European markets closed lower on Thursday as investors reacted to corporate earnings and monitored geopolitical tensions surrounding North Korea.
The pan-European Stoxx 600 ended off by 1 percent with all sectors and major bourses moving south. Britain's FTSE 100 slipped more than 1.4 percent on Thursday amid weaker-than-expected economic data. The U.K.'s benchmark index registered its worst trading day in four months.
Basic resources stocks were the worst performers on Thursday, down by over 1.5 percent, despite some buoyant earnings reports. Glencore increased its full-year year profit forecast for 2017. However, its shares dipped more than 2.4 percent. The world's biggest miner, BHP, said it would invest significantly in its nickel business as demand for electric vehicles picked up, Reuters reported. Its shares closed slightly lower.

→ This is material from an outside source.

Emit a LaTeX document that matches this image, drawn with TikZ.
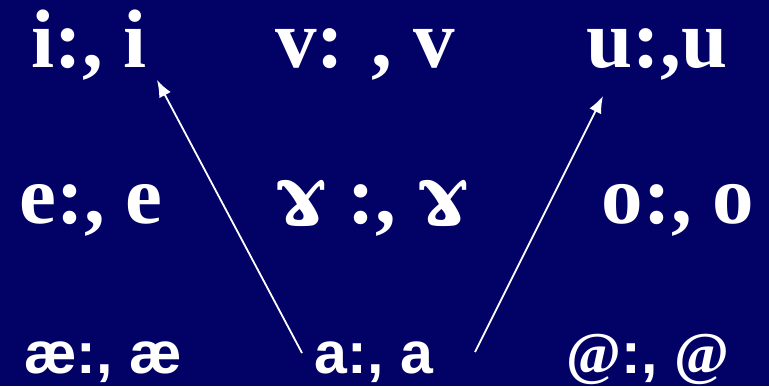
\documentclass[tikz,border=0pt]{standalone}
\usepackage{fontspec}
\setmainfont{Liberation Serif}
\setsansfont{Liberation Sans}
\newfontfamily\ipafont{DejaVu Serif}
\usetikzlibrary{arrows.meta}
\definecolor{slideblue}{RGB}{2,2,102}
\newcommand{\ramshorn}{{\ipafont ɤ}}

\begin{document}
\begin{tikzpicture}[
    x=1pt, y=-1pt,
    vowel/.style={text=white, anchor=base, inner sep=0pt, text height=56pt,
                  font=\fontsize{83}{88}\selectfont\bfseries},
    lowvowel/.style={vowel, font=\fontsize{59}{64}\selectfont\sffamily\bfseries},
    >={Latex[length=17pt, width=13pt]}]
  \fill[slideblue] (0,0) rectangle (769,386);
  \useasboundingbox (0,0) rectangle (769,386);
  % top row
  \node[vowel] (ii) at (89,67) {i:, i};
  \node[vowel] (vv) at (365,67) {v: , v};
  \node[vowel] (uu) at (657,67) {u:,u};
  % middle row
  \node[vowel] (ee) at (91,223) {e:, e};
  \node[vowel] (gg) at (372,223) {\ramshorn\ :, \ramshorn};
  \node[vowel] (oo) at (678,223) {o:, o};
  % bottom row
  \node[lowvowel] (ae) at (103,373) {æ:, æ};
  \node[lowvowel] (aa) at (374,373) {a:, a};
  \node[lowvowel] (at) at (648,373) {{\rmfamily @}:, {\rmfamily @}};
  \coordinate (aaleft) at (302,353);
  \coordinate (aaright) at (475,352);
  \coordinate (iitip) at (157,80);
  \coordinate (uutip) at (603,96);
  \draw[->, white, line width=1.8pt] (aaleft) -- (iitip);
  \draw[->, white, line width=1.8pt] (aaright) -- (uutip);
\end{tikzpicture}
\end{document}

Coca-Cola Hellenic surged to the top of the European benchmark, up by over 9 percent after announcing that it remained on track to reach broad-based revenue and margin growth forecasts for the full year. Galapagos was also 8 percent higher following reports that a lung fibrosis drug passed a mid-stage study.
Meanwhile, in the U.S., stock indexes continued lower for a third consecutive day on Thursday as investors reacted to simmering tensions between Washington and Pyongyang.
Geopolitical fears remained the biggest concern after North Korea dismissed comments from President Donald Trump as a "load of nonsense" and said it was outlining plans for a missile strike near Guam, where the U.S. has a military base, in mid-August.
The flight-to-safety from global investors eased overnight, but it's continuing during European trading hours. Furthermore, a raid into the home of Trump's former 2016 campaign manager took place Wednesday, indicating that investigations into Russian interference in the election are escalating.
UK exports, French industrial output drop
Data out Thursday showed the U.K.'s trade deficit rising in June due to a fall in exports. The trade deficit went from £2 billion ($2.60 billion) in May to £4.56 billion ($5.92 billion) in June.
In France, industrial output contracted 1.1 percent on a monthly basis in June.